→ Exercise details
Give nothing except the number of lines containing the word "chart".

→ Recorded data

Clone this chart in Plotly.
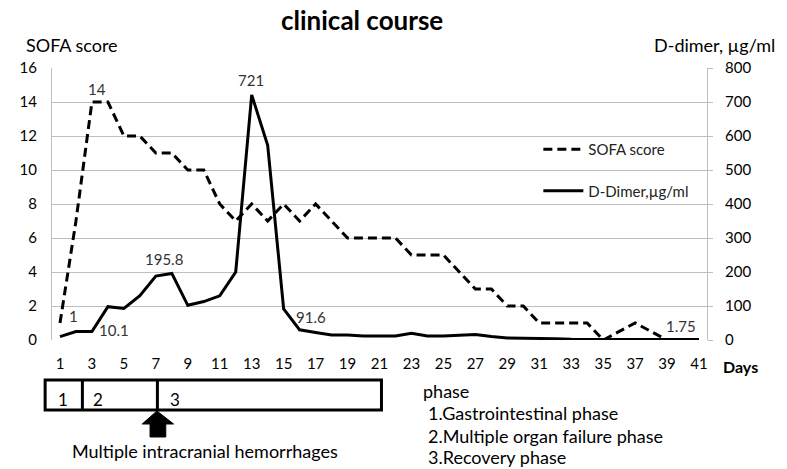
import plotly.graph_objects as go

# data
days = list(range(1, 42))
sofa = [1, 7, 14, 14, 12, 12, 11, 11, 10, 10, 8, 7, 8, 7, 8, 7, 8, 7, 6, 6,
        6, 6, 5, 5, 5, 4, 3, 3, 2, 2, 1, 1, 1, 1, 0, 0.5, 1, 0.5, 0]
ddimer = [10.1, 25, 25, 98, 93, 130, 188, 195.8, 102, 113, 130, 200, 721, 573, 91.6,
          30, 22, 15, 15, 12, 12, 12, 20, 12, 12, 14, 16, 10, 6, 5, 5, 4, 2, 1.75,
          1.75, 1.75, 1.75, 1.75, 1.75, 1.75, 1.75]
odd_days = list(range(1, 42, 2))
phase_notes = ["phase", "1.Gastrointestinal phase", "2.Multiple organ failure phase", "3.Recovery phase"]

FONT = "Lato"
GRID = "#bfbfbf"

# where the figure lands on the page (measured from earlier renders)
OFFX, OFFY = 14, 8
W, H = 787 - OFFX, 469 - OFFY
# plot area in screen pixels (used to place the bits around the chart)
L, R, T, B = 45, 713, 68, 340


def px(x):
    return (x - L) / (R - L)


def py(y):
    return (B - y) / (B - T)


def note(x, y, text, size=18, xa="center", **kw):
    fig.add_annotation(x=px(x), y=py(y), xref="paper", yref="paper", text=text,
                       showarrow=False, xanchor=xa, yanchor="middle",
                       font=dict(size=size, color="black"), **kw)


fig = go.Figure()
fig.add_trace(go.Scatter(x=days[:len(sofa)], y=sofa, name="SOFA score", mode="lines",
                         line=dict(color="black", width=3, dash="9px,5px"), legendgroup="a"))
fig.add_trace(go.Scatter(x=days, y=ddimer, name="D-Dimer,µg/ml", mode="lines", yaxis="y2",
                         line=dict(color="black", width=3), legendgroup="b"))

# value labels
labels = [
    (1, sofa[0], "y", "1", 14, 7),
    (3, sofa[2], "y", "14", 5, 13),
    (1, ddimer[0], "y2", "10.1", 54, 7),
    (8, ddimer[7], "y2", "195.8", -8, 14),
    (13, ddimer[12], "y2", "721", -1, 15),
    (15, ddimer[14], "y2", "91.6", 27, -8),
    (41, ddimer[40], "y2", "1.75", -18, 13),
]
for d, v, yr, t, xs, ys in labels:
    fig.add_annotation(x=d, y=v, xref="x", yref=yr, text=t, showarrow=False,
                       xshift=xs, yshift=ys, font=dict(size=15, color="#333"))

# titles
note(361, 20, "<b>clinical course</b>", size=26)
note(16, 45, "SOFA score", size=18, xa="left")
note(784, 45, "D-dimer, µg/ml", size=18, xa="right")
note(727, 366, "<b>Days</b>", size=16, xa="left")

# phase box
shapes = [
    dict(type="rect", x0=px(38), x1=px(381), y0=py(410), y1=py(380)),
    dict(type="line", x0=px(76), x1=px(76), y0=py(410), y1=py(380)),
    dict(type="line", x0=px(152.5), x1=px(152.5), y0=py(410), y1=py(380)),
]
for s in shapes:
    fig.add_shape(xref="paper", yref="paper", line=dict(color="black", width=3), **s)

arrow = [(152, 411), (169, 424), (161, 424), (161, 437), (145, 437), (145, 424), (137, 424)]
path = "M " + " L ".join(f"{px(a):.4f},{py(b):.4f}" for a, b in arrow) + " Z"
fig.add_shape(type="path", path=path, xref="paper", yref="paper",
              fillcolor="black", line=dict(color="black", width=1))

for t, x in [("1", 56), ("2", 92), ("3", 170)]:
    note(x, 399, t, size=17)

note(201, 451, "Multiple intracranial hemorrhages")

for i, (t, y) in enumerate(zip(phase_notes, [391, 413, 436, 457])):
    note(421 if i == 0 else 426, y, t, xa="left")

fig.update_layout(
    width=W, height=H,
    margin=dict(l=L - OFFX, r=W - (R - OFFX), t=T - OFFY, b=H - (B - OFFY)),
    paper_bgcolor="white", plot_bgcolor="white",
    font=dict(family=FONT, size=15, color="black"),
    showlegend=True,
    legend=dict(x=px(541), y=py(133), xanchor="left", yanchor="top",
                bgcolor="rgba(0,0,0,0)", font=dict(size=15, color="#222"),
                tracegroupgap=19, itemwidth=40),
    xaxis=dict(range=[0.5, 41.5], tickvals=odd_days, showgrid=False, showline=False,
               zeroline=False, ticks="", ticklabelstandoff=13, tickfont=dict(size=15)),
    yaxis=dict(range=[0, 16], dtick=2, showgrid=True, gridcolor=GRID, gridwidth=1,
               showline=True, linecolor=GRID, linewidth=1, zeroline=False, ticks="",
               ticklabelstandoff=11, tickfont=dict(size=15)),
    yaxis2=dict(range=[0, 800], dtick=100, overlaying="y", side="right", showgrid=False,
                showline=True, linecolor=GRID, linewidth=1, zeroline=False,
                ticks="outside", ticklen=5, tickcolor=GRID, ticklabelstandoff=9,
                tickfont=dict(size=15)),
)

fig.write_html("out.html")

→ Result for this exercise
2